Order, Supreme Court, New York County (Richard Lowe, III, J.), entered on or about August 7, 2000, which, upon renewal, granted defendant's motion to dismiss the complaint pursuant to CPLR 3211 to the extent of dismissing plaintiff's cause of action for abuse of process, but otherwise denied the motion, denied defendant's motion to permanently seal the record, and denied plaintiff's request to permit him to use confidential information in discovery and at trial, unanimously modified, on the law, the facts and in the exercise of discretion, to grant the motions of defendant in their entirety, and otherwise affirmed, without costs.   The Clerk is directed to enter judgment in defendant's favor dismissing the complaint.

 Renewal, sought by defendant in accordance with the motion court's instructions, was properly granted.   Upon renewal, however, defendant's motion to dismiss the complaint should have been granted in its entirety, since permitting the action to go forward would entail the improper disclosure by plaintiff, an attorney who was in-house counsel to defendant prior to his termination, of client confidences, including specific corporate tax strategies (see, Code of Professional Responsibility, DR 4-101 [22 NYCRR 1200.19];  Slate v.

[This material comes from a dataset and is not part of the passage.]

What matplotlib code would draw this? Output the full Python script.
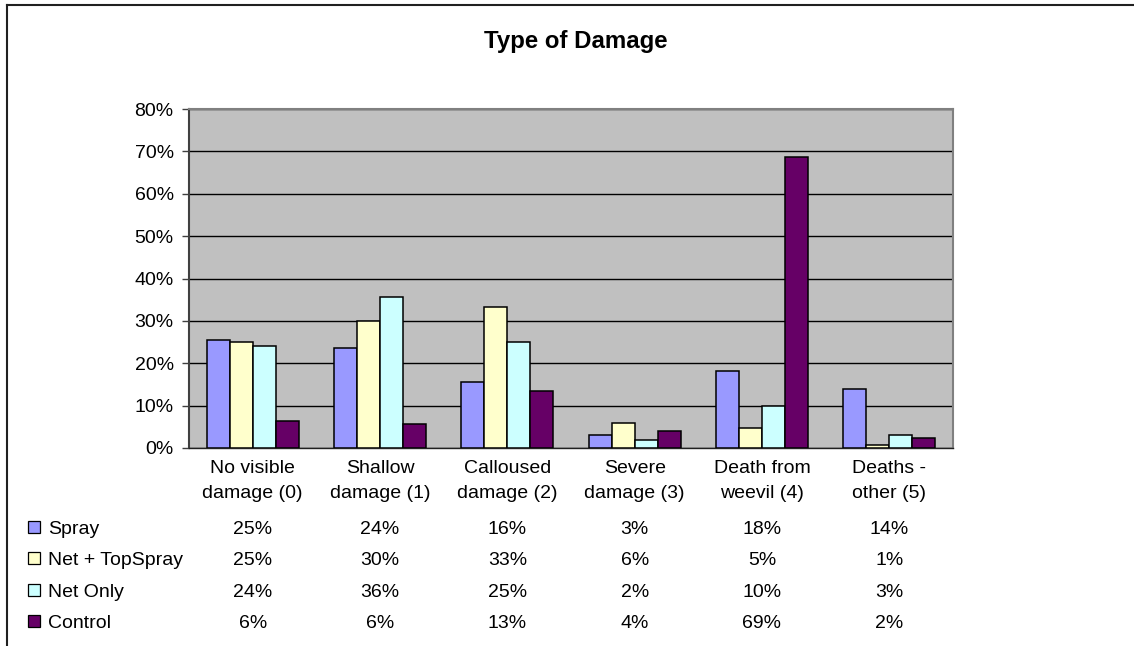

State of New York, 268 A.D.2d 857, 859, 701 N.Y.S.2d 729).   The ethical obligation to maintain the “confidences” and “secrets” of clients and former clients is broader than the attorney-client privilege, and exists “ ‘without regard to the nature or source of information or the fact that others share the knowledge’ ” (Brennan's, Inc. v. Brennan's Rest., Inc., 590 F.2d 168, 172 [quoting ABA Code of Professional Responsibility, EC 4-4 (1970) ];  accord, Thomson, U.S. Inc. v. Gosnell, 181 A.D.2d 558, 581 N.Y.S.2d 764, lv. denied 80 N.Y.2d 893, 587 N.Y.S.2d 909, 600 N.E.2d 636).   The fact that defendant mailed to plaintiff, after his termination, certain documents on which he had worked as an attorney, did not constitute a knowing waiver of confidentiality (see, DR 4-101[C][1] [22 NYCRR 1200.19(c) (1) ] ), particularly since defendant had previously warned plaintiff that the commencement of a legal action would violate his ethical duty to preserve those confidences.   Plaintiff's affirmative claims against defendant for damages, grounded in the theory of wrongful discharge, do not fall within the exception permitting an attorney to disclose confidences or secrets necessary to defend “against an accusation of wrongful conduct” (see, DR 4-101[C][4] [22 NYCRR 1200.19(c)(4) ];  Eckhaus v. Alfa-Laval, Inc., 764 F.Supp. 34, 37-38), and plaintiff cannot circumvent the rule prohibiting such claims by reframing his claims as other related torts (see, Perrucci v. CIGNA Ins. Co., 256 A.D.2d 87, 681 N.Y.S.2d 250, lv. denied 93 N.Y.2d 803, 689 N.Y.S.2d 16, 711 N.E.2d 201;  see also, Fowler v. Parks, 248 A.D.2d 210, 669 N.Y.S.2d 820, lv. denied 92 N.Y.2d 802, 677 N.Y.S.2d 72, 699 N.E.2d 432).   Since this action involves client confidences, defendant's motion permanently to seal the record should have been granted.

 Plaintiff's claim for abuse of process, denominated “abuse of power,” for procuring two confidentiality stipulations was properly dismissed, since voluntary agreements do not constitute “process” within the meaning of the tort, and plaintiff failed to allege any specific, quantifiable damages (see, Walentas v. Johnes, 257 A.D.2d 352, 354, 683 N.Y.S.2d 56, lv. dismissed 93 N.Y.2d 958, 694 N.Y.S.2d 635, 716 N.E.2d 700).